= Wilhelm Gustav Franz Herter =

German-Uruguayan botanist and mycologist

Wilhelm Gustav Franz Herter (10 January 1884 in Berlin – 17 April 1958 in Hamburg) was a German-Uruguayan botanist and mycologist.

In 1908, he received his doctorate in Berlin with a dissertation on the genus Lycopodium. From 1923 to 1939, he lived and worked in Uruguay, gaining Uruguayan citizenship in 1925. In Montevideo, he was associated with its botanical garden and museum, and in the meantime taught classes at the university. In 1934, he became director of the Revista Sudamericana de Botánica.

During the Second World War, Herter was Director of the Nazi-publishing series Veröffentlichungen der Staatlichen Botanischen Anstalten des Generalgouvernements.

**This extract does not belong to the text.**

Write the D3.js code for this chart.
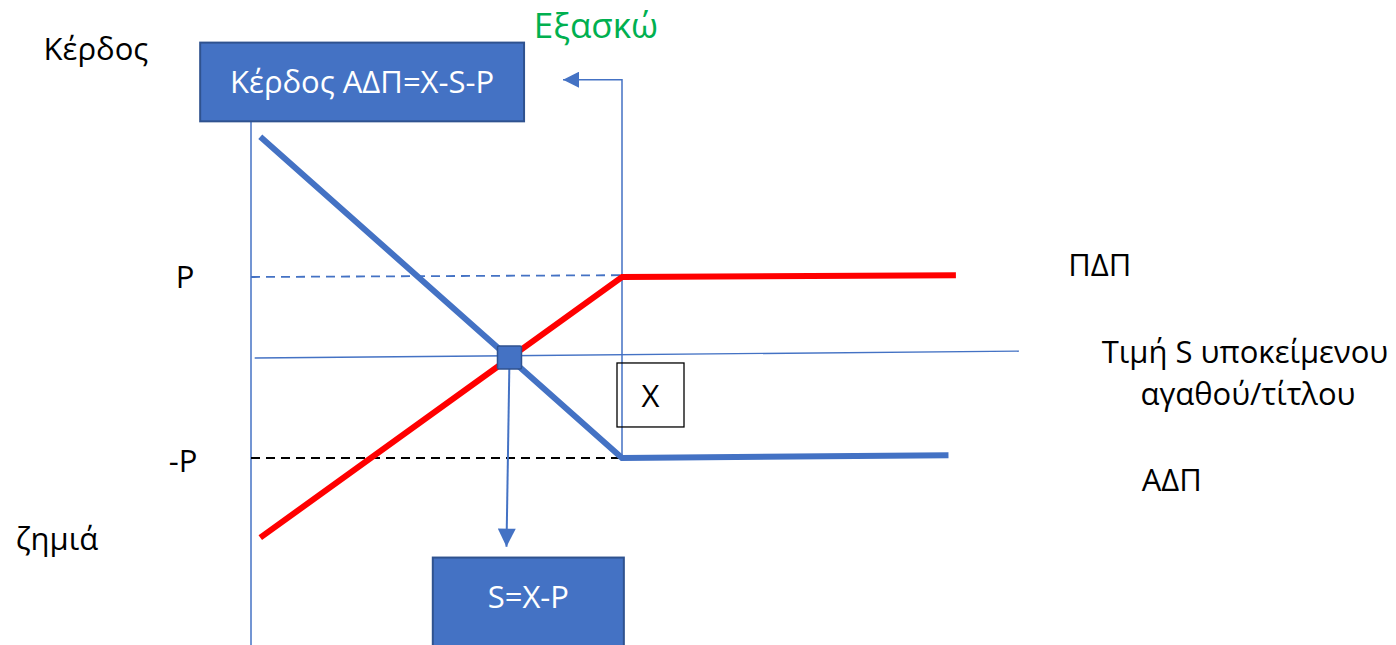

Known for his work in the fields of systematics and taxonomy, he is credited with identifying more than 200 species new to science. He was a leading expert on the botanical order Lycopodiales. Taxa with the specific epithet of herteri are named in his honor, an example being the mycological species Tulostoma herteri.

== Selected works ==
- "Beiträge zur Kenntnis der Gattung Lycopodium", 1908
- "Plantae Uruguayenses", (with Cornelius Osten), 1925
- "Estudios botanicos en la region Uruguaya", 1927
- "Flora ilustrada del Uruguay", 1939
- "Systema Lycopodiorum" 1950

----
Herter issued the exsiccata Plantae Uruguayenses exsiccatae.